Ce tableau a été l’une des têtes d’affiche de l’exposition du centième anniversaire de la mort de Courbet de 1977 à Paris. C’est une toile réapparue lors de la rétrospective au Grand Palais de Paris.
Comme elle n’avait aucun nom, Hélène Toussaint la baptisa sans certitude, le « Paysage fantastique aux roches anthropomorphiques« . Elle l’étudia et y découvrit pas moins de onze monstres dissimulés dans le tableau de Courbet.
Toutes sortes d’hypothèses ont été émises sur ce tableau énigmatique. Bien d’historiens et de chercheurs se sont laissés entraîner dans cette brèche, ne sachant pas qu’un jour la réalité allait les rattraper. En effet, cette toile a été peinte par Courbet dans un site qui existe vraiment en Suisse. Elle ne sort pas de l’imagination de l’artiste d’Ornans.
C’est précisément à Saillon, au coeur du Valais que Courbet a peint la Caverne des Géants en 1873.
Hélène Toussaint, l’auteure de la rétrospective Courbet en 1977, trouva qu’il était difficile de dater ce Paysage Fantastique.
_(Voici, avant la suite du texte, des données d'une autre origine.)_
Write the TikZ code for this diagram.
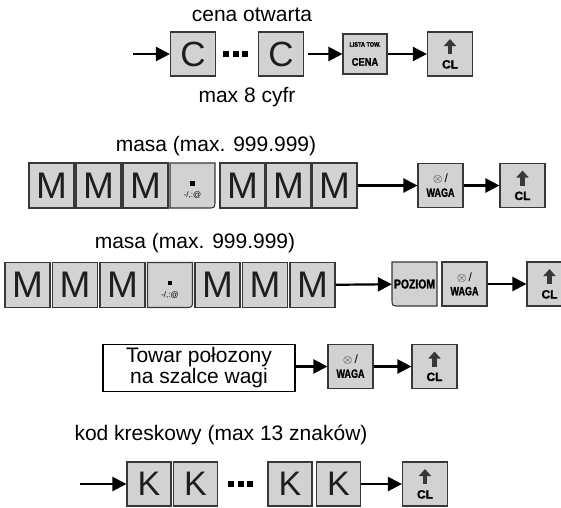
\documentclass[tikz,border=0pt]{standalone}
\usepackage{fontspec}
\setmainfont{Liberation Sans}
\newfontfamily\keyfont{Liberation Sans}[BoldFeatures={FakeBold=1.6}]
\usepackage{graphicx}
\usetikzlibrary{arrows.meta,positioning}

\definecolor{keygray}{HTML}{D2D2D2}
\definecolor{keyline}{HTML}{383838}
\definecolor{inkgray}{HTML}{1E1E1E}

\newcommand{\dotrow}{\rule{6pt}{6pt}\hspace{3.5pt}\rule{6pt}{6pt}\hspace{3.5pt}\rule{6pt}{6pt}}
\newcommand{\wagatext}{{\fontsize{12}{12}\selectfont$\otimes$\,/}\\[1pt]%
  \scalebox{0.75}[1]{\fontsize{12}{12}\selectfont\keyfont\bfseries WAGA}}

\tikzset{
  keyface/.style={draw=keyline,fill=keygray,line width=1.1pt},
  key/.style={keyface,minimum width=45pt,minimum height=45pt,inner sep=0pt,
    font=\fontsize{37}{37}\selectfont,text=inkgray},
  bare/.style={minimum width=45pt,minimum height=45pt,inner sep=0pt},
  fkey/.style={keyface,minimum width=45pt,minimum height=44pt,inner sep=0pt,
    align=center,font=\fontsize{10}{13}\selectfont},
  clkey/.style={keyface,minimum width=45pt,minimum height=44pt,inner sep=0pt,
    text height=29pt,text depth=0pt,font=\fontsize{12}{12}\selectfont\keyfont\bfseries,
    path picture={\draw[line width=4.5pt,-{Triangle[length=7pt,width=12pt]}]
      (path picture bounding box.center) --
      ([yshift=15pt]path picture bounding box.center);}},
  flow/.style={line width=2.2pt,-{Triangle[length=14pt,width=14pt]}},
  caption/.style={font=\fontsize{21}{21}\selectfont},
  dotface/.pic={
    \filldraw[keyface] (-22.5,-22.5) -- (22.5,-22.5) -- (22.5,15)
      .. controls (22.5,22.5) .. (15,22.5) -- (-22.5,22.5) -- cycle;
    \fill (-2.3,-4.3) rectangle (2.3,0.3);},
  pozface/.pic={
    \filldraw[keyface] (-22.5,-22) -- (22.5,-22) -- (22.5,22) -- (-15,22)
      .. controls (-22.5,22) .. (-22.5,14.5) -- cycle;}
}

\begin{document}
\begin{tikzpicture}[x=1pt,y=-1pt]
\useasboundingbox (0,0) rectangle (561,507);

% cena otwarta
\node[caption] (r1top) at (252,15) {cena otwarta};
\coordinate (r1in) at (133,54);
\node[key,minimum height=44pt,font=\fontsize{35}{35}\selectfont] (r1c1) at (193,54) {C};
\node (r1dots) at (235.5,54) {\dotrow};
\node[key,minimum height=44pt,font=\fontsize{35}{35}\selectfont] (r1c2) at (281,54) {C};
\node[fkey,minimum height=40pt,minimum width=44pt] (r1cena) at (365,54)
  {\scalebox{0.85}[1]{\fontsize{6.5}{6.5}\selectfont\keyfont\bfseries LISTA TOW.}\\[6pt]
   \scalebox{0.85}[1]{\fontsize{11}{11}\selectfont\keyfont\bfseries CENA}};
\node[clkey] (r1cl) at (450,54) {CL};
\node[caption] (r1bot) at (247,97) {max 8 cyfr};
\draw[flow] (r1in) -- (r1c1);
\draw[flow,shorten <=4pt] (r1c2) -- (r1cena);
\draw[flow] (r1cena) -- (r1cl);

% masa, waga
\node[caption] (r2top) at (216,146) {masa (max. 999.999)};
\foreach \i/\x in {1/51.5,2/98.5,3/145.5,5/242.5,6/288.5,7/334.5}
  \node[key] (r2m\i) at (\x,185.5) {M};
\pic at (192.5,185.5) {dotface};
\node[bare,text height=24pt,text depth=0pt,font=\fontsize{8}{8}\selectfont]
  (r2m4) at (192.5,185.5) {-/,:@};
\node[fkey] (r2waga) at (440.5,185.5) {\wagatext};
\node[clkey] (r2cl) at (522.5,185.5) {CL};
\draw[flow] (r2m7) -- (r2waga);
\draw[flow] (r2waga) -- (r2cl);

% masa, poziom, waga
\node[caption] (r3top) at (195,243) {masa (max. 999.999)};
\foreach \i/\x in {1/27.5,2/75,3/122.5,5/217.5,6/265,7/312.5}
  \node[key] (r3m\i) at (\x,285) {M};
\pic at (170,285) {dotface};
\node[bare,text height=24pt,text depth=0pt,font=\fontsize{8}{8}\selectfont]
  (r3m4) at (170,285) {-/,:@};
\pic at (414.5,284) {pozface};
\node[bare,minimum width=45pt,minimum height=44pt] (r3poz) at (414.5,284)
  {\scalebox{0.8}[1]{\fontsize{13}{13}\selectfont\keyfont\bfseries POZIOM}};
\node[fkey] (r3waga) at (464.5,284) {\wagatext};
\node[clkey] (r3cl) at (549.5,284) {CL};
\draw[flow] (r3m7) -- (r3poz);
\draw[flow] (r3waga) -- (r3cl);

% towar na wadze
\node[draw=black,line width=1.2pt,fill=white,minimum width=192pt,minimum height=47pt,
  inner sep=0pt,align=center,font=\fontsize{21}{21}\selectfont] (r4box) at (199,368)
  {Towar połozony\\na szalce wagi};
\node[fkey] (r4waga) at (350.5,366.5) {\wagatext};
\node[clkey] (r4cl) at (434.5,366.5) {CL};
\draw[flow] (r4box.east |- r4waga) -- (r4waga);
\draw[flow] (r4waga) -- (r4cl);

% kod kreskowy
\node[caption] (r5top) at (221,435) {kod kreskowy (max 13 znaków)};
\coordinate (r5in) at (80,484);
\node[key,minimum height=44pt,minimum width=44pt,font=\fontsize{34}{34}\selectfont] (r5k1) at (149,484) {K};
\node[key,minimum height=44pt,minimum width=44pt,font=\fontsize{34}{34}\selectfont] (r5k2) at (195.5,484) {K};
\node (r5dots) at (240.5,484) {\dotrow};
\node[key,minimum height=44pt,minimum width=44pt,font=\fontsize{34}{34}\selectfont] (r5k3) at (290,484) {K};
\node[key,minimum height=44pt,minimum width=44pt,font=\fontsize{34}{34}\selectfont] (r5k4) at (338.5,484) {K};
\node[clkey] (r5cl) at (425,484) {CL};
\draw[flow] (r5in) -- (r5k1);
\draw[flow] (r5k4) -- (r5cl);
\end{tikzpicture}
\end{document}
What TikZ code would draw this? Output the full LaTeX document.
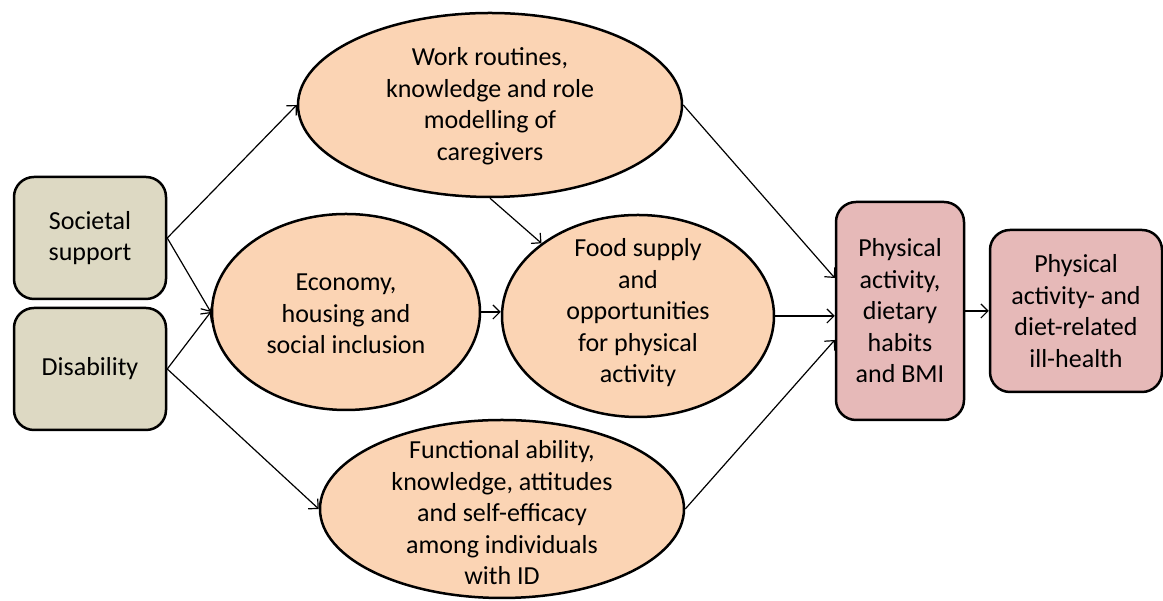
\documentclass[tikz,border=0pt]{standalone}
\usepackage{fontspec}
\setmainfont{Carlito}
\usetikzlibrary{shapes.geometric,arrows.meta}
\definecolor{tanbox}{HTML}{DDD9C3}
\definecolor{peach}{HTML}{FBD4B4}
\definecolor{rosebox}{HTML}{E6B9B8}
\tikzset{
  tbox/.style={draw=black, line width=2.5pt, fill=tanbox, rounded corners=20pt, inner sep=0pt},
  rbox/.style={draw=black, line width=2.5pt, fill=rosebox, rounded corners=20pt, inner sep=0pt, align=center},
  ell/.style={draw=black, line width=2.5pt, fill=peach, ellipse, inner sep=0pt},
  txt/.style={align=center, inner sep=0pt},
  conn/.style={line width=1.2pt, -{Straight Barb[length=7pt,width=14pt,line width=1.2pt]}}
}
\begin{document}
\begin{tikzpicture}[x=1pt,y=1pt,font=\fontsize{26}{31.5}\selectfont]
\useasboundingbox (0,0) rectangle (1163,601);
% boxes
\node[tbox, minimum width=152pt, minimum height=122pt, align=center] (soc) at (90,363) {Societal\\support};
\node[tbox, minimum width=152pt, minimum height=122pt, align=center] (dis) at (90,232) {Disability};
% ellipses
\node[ell, minimum width=384pt, minimum height=184pt] (top) at (490,496) {};
\node[txt] (topt) at (490,495) {Work routines,\\knowledge and role\\modelling of\\caregivers};
\node[ell, minimum width=268pt, minimum height=196pt] (econ) at (346,289) {};
\node[txt] (econt) at (346,287) {Economy,\\housing and\\social inclusion};
\node[ell, minimum width=272pt, minimum height=202pt] (food) at (638,285) {};
\node[txt] (foodt) at (638,288) {Food supply\\and\\opportunities\\for physical\\activity};
\node[ell, minimum width=364pt, minimum height=178pt] (bot) at (502,92) {};
\node[txt] (bott) at (502,88) {Functional ability,\\knowledge, attitudes\\and self-efficacy\\among individuals\\with ID};
% outcome boxes
\node[rbox, minimum width=128pt, minimum height=218pt] (pa) at (900,290) {Physical\\activity,\\dietary\\habits\\and BMI};
\node[rbox, minimum width=172pt, minimum height=162pt] (ill) at (1076,290) {Physical\\activity- and\\diet-related\\ill-health};
% connectors
\draw[conn] (soc.east) -- (top.west);
\draw[conn] (soc.east) -- (econ.west);
\draw[conn] (dis.east) -- (econ.west);
\draw[conn] (dis.east) -- (bot.west);
\draw[conn] (top.south) -- (food.143);
\draw[conn] (econ.east) -- (econ.east -| food.west);
\draw[conn] (top.east) -- ([yshift=33pt]pa.west);
\draw[conn] (food.east) -- (food.east -| pa.west);
\draw[conn] (bot.east) -- ([yshift=-29pt]pa.west);
\draw[conn] (pa.east) -- (ill.west);
\end{tikzpicture}
\end{document}
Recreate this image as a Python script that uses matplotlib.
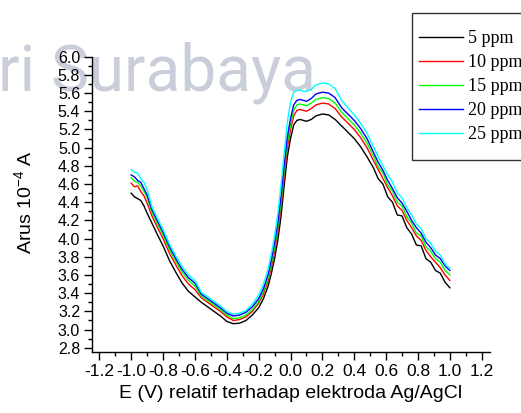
import matplotlib
matplotlib.use("Agg")
import matplotlib.pyplot as plt
from matplotlib.ticker import MultipleLocator, FormatStrFormatter
from matplotlib.path import Path

plt.rcParams['font.family'] = ['Liberation Sans', 'DejaVu Sans']
plt.rcParams['axes.unicode_minus'] = False
plt.rcParams['mathtext.default'] = 'regular'

# ---- data ----
E = [-1.00, -0.98, -0.96, -0.94, -0.92, -0.90, -0.87, -0.84, -0.80, -0.76,
     -0.72, -0.68, -0.64, -0.60, -0.56, -0.52, -0.48, -0.44, -0.40, -0.36,
     -0.32, -0.28, -0.24, -0.20, -0.17, -0.14, -0.12, -0.10, -0.08, -0.06,
     -0.04, -0.02, 0.00, 0.02, 0.04, 0.06, 0.08, 0.10, 0.13, 0.16,
     0.20, 0.24, 0.28, 0.32, 0.36, 0.40, 0.44, 0.48, 0.52, 0.55,
     0.58, 0.61, 0.64, 0.67, 0.70, 0.73, 0.76, 0.79, 0.82, 0.85,
     0.88, 0.91, 0.94, 0.97, 1.00]

ppm5 = [4.50, 4.46, 4.44, 4.42, 4.36, 4.28, 4.17, 4.06, 3.92, 3.76,
        3.63, 3.51, 3.42, 3.36, 3.30, 3.25, 3.20, 3.15, 3.09, 3.065,
        3.07, 3.10, 3.16, 3.24, 3.34, 3.48, 3.62, 3.78, 3.98, 4.24,
        4.58, 4.90, 5.10, 5.25, 5.30, 5.31, 5.30, 5.29, 5.31, 5.35,
        5.37, 5.36, 5.31, 5.24, 5.17, 5.10, 5.01, 4.90, 4.78, 4.66,
        4.60, 4.46, 4.40, 4.26, 4.25, 4.12, 4.05, 3.93, 3.92, 3.78,
        3.74, 3.65, 3.62, 3.52, 3.46]

ppm10 = [4.61, 4.57, 4.58, 4.52, 4.47, 4.39, 4.25, 4.14, 4.00, 3.84,
         3.71, 3.59, 3.50, 3.44, 3.35, 3.30, 3.25, 3.20, 3.14, 3.10,
         3.11, 3.14, 3.20, 3.29, 3.39, 3.54, 3.69, 3.86, 4.07, 4.34,
         4.68, 5.00, 5.20, 5.35, 5.41, 5.42, 5.41, 5.40, 5.43, 5.47,
         5.49, 5.48, 5.43, 5.34, 5.27, 5.20, 5.11, 5.00, 4.86, 4.76,
         4.66, 4.56, 4.47, 4.36, 4.31, 4.20, 4.12, 4.03, 3.98, 3.87,
         3.80, 3.74, 3.68, 3.60, 3.54]

ppm15 = [4.67, 4.63, 4.62, 4.58, 4.52, 4.45, 4.29, 4.18, 4.04, 3.88,
         3.75, 3.63, 3.54, 3.48, 3.37, 3.32, 3.27, 3.22, 3.16, 3.12,
         3.13, 3.16, 3.22, 3.31, 3.42, 3.57, 3.73, 3.90, 4.12, 4.40,
         4.74, 5.06, 5.26, 5.41, 5.47, 5.48, 5.47, 5.46, 5.49, 5.53,
         5.55, 5.54, 5.49, 5.39, 5.32, 5.25, 5.16, 5.05, 4.91, 4.79,
         4.72, 4.59, 4.52, 4.40, 4.36, 4.24, 4.17, 4.06, 4.03, 3.91,
         3.86, 3.78, 3.74, 3.65, 3.60]

ppm20 = [4.70, 4.68, 4.64, 4.62, 4.55, 4.48, 4.32, 4.21, 4.07, 3.91,
         3.78, 3.66, 3.57, 3.51, 3.39, 3.34, 3.29, 3.24, 3.18, 3.15,
         3.16, 3.19, 3.25, 3.34, 3.45, 3.61, 3.77, 3.95, 4.17, 4.46,
         4.80, 5.12, 5.32, 5.47, 5.52, 5.53, 5.52, 5.51, 5.54, 5.59,
         5.61, 5.60, 5.55, 5.44, 5.37, 5.30, 5.21, 5.10, 4.95, 4.84,
         4.75, 4.64, 4.55, 4.45, 4.39, 4.30, 4.20, 4.12, 4.06, 3.96,
         3.90, 3.82, 3.78, 3.70, 3.65]

ppm25 = [4.76, 4.73, 4.72, 4.66, 4.62, 4.54, 4.35, 4.24, 4.10, 3.94,
         3.81, 3.69, 3.60, 3.54, 3.41, 3.36, 3.31, 3.26, 3.20, 3.17,
         3.18, 3.21, 3.28, 3.38, 3.50, 3.67, 3.84, 4.03, 4.27, 4.58,
         4.94, 5.28, 5.50, 5.61, 5.63, 5.63, 5.62, 5.62, 5.64, 5.69,
         5.71, 5.70, 5.65, 5.52, 5.44, 5.36, 5.27, 5.16, 5.01, 4.90,
         4.80, 4.70, 4.62, 4.50, 4.45, 4.34, 4.26, 4.16, 4.11, 4.00,
         3.95, 3.86, 3.82, 3.72, 3.67]

series = [ppm5, ppm10, ppm15, ppm20, ppm25]
labels = ['5 ppm', '10 ppm', '15 ppm', '20 ppm', '25 ppm']
colors = ['#000000', '#ff0000', '#00ff00', '#0000ff', '#00ffff']

# ---- figure ----
W, H = 521, 413
fig = plt.figure(figsize=(W / 100, H / 100), dpi=100)

# faint watermark of the source document
fig.text(-2 / W, 1 - 90 / H, 'ri Surabaya', family='Roboto', fontsize=46,
         color='#cacedb', ha='left', va='baseline', zorder=-1)

ax = fig.add_axes([92 / W, 1 - 351.7 / H, 398 / W, 295 / H])
ax.patch.set_alpha(0)

lines = []
for y, lab, c in zip(series, labels, colors):
    ln, = ax.plot(E, y, color=c, lw=1.0, label=lab)
    lines.append(ln)

ax.set_xlim(-1.246, 1.252)
ax.set_ylim(2.757, 6.0)

for s in ['top', 'right']:
    ax.spines[s].set_visible(False)
for s in ['left', 'bottom']:
    ax.spines[s].set_linewidth(1.0)

ax.xaxis.set_major_locator(MultipleLocator(0.2))
ax.xaxis.set_minor_locator(MultipleLocator(0.1))
ax.yaxis.set_major_locator(MultipleLocator(0.2))
ax.yaxis.set_minor_locator(MultipleLocator(0.1))
ax.xaxis.set_major_formatter(FormatStrFormatter('%.1f'))
ax.yaxis.set_major_formatter(FormatStrFormatter('%.1f'))
ax.tick_params(which='major', direction='out', length=5.5, width=1.0)
ax.tick_params(which='minor', direction='out', length=2.8, width=1.0)
ax.tick_params(axis='x', labelsize=12.5, pad=3)
ax.tick_params(axis='y', labelsize=11.5, pad=3)

fig.text(290.5 / W, 1 - 393 / H, 'E (V) relatif terhadap elektroda Ag/AgCl',
         fontsize=14, ha='center', va='center')
fig.text(24 / W, 1 - 202 / H, 'Arus 10$^{-4}$ A', fontsize=14,
         rotation=90, ha='center', va='center')


def tall_box(x0, y0, width, height, mutation_size):
    ext = 0.52 * mutation_size
    return Path([(x0, y0 - ext), (x0 + width, y0 - ext),
                 (x0 + width, y0 + height + ext), (x0, y0 + height + ext),
                 (x0, y0 - ext)], closed=True)


leg = ax.legend(handles=lines, loc='upper left',
                bbox_to_anchor=(411.5 / W, 1 - 22.7 / H),
                bbox_transform=fig.transFigure, borderaxespad=0,
                prop={'family': 'Liberation Serif', 'size': 13},
                frameon=True, fancybox=False, shadow=False,
                borderpad=0.4, labelspacing=0.39, handlelength=2.45,
                handletextpad=0.3)
frame = leg.get_frame()
frame.set_boxstyle(tall_box)
frame.set_edgecolor('black')
frame.set_linewidth(1.0)
for h in leg.legend_handles:
    h.set_linewidth(1.0)

fig.savefig('out.png', dpi=100)
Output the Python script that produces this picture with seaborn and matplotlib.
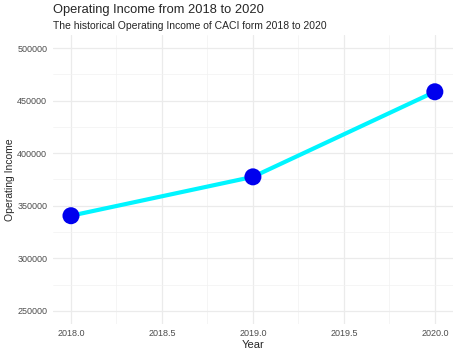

Elle suggéra qu’il pût être assez postérieur à celle du Gour de Conche, datée de 1864. Dans ce dernier cas, elle a raison puisque cette toile a été peinte en 1873, 9 ans après le Gour de Conche.
Elle nota également que ces deux tableaux, Le Gour de Conche et Le Paysage fantastique aux roches anthropomorphiques, étaient des paysages mystificateurs dont les roches et les cascades affectaient les formes clandestines à têtes humaines ou animales. Le Gour de Conche en était un exemple.
Le Gour de Conche / Musée des Beaux-Arts et d’Archéologie, Besançon, France
Elle y distingua nombre de ces figurations anthropomorphes qui viennent expliquer un Paysage fantastique qui révèle un Courbet inconnu tenté par la fantasmagorie et l’anamorphose. Par contre, aucun mot sur les 2 personnages présents sur le tableau.
Toussaint conclut en constatant que Courbet ne connaît pas d’équivalent en son époque. Il s’inscrit dans le mouvement réaliste, mais son objectivité est toujours enrichie d’un appel constant à l’imaginaire. Pourtant sa fable est bien éloignée de celle des romantiques. Au contraire de ceux qui interprètent directement les thèmes puisés dans la légende, Courbet par son lyrisme, sa culture, par des moyens ésotériques et inavoués sublime la vérité quotidienne.
On est tout proche d’Arcimboldo.
On plonge ici avec Hélène Toussaint dans le monde de George Lucas dans la science-fiction et si l’exposition Courbet avait eu lieu deux ans plus tard, en 1979, on serait à coup sûr parti dans le monde de Hans Ruedi Giger et celui de Ridley Scott avec Alien.
Pour couronner le tout, la cerise sur le gâteau intergalactique et en plus sous l’oeil approbateur de Michel Laclotte, conservateur en chef du département des peintures du musée du Louvre, la spécialiste des peintres du XIXème Hélène Toussaint, s’interrogea qu’il fallait réviser des jugements arbitrairement établis et le citer différemment comme, il a bientôt un demi-siècle, on a rendu sa véritable place en s’avisant que ce narrateur de la vérité cruelle est également le poète de l’irréel.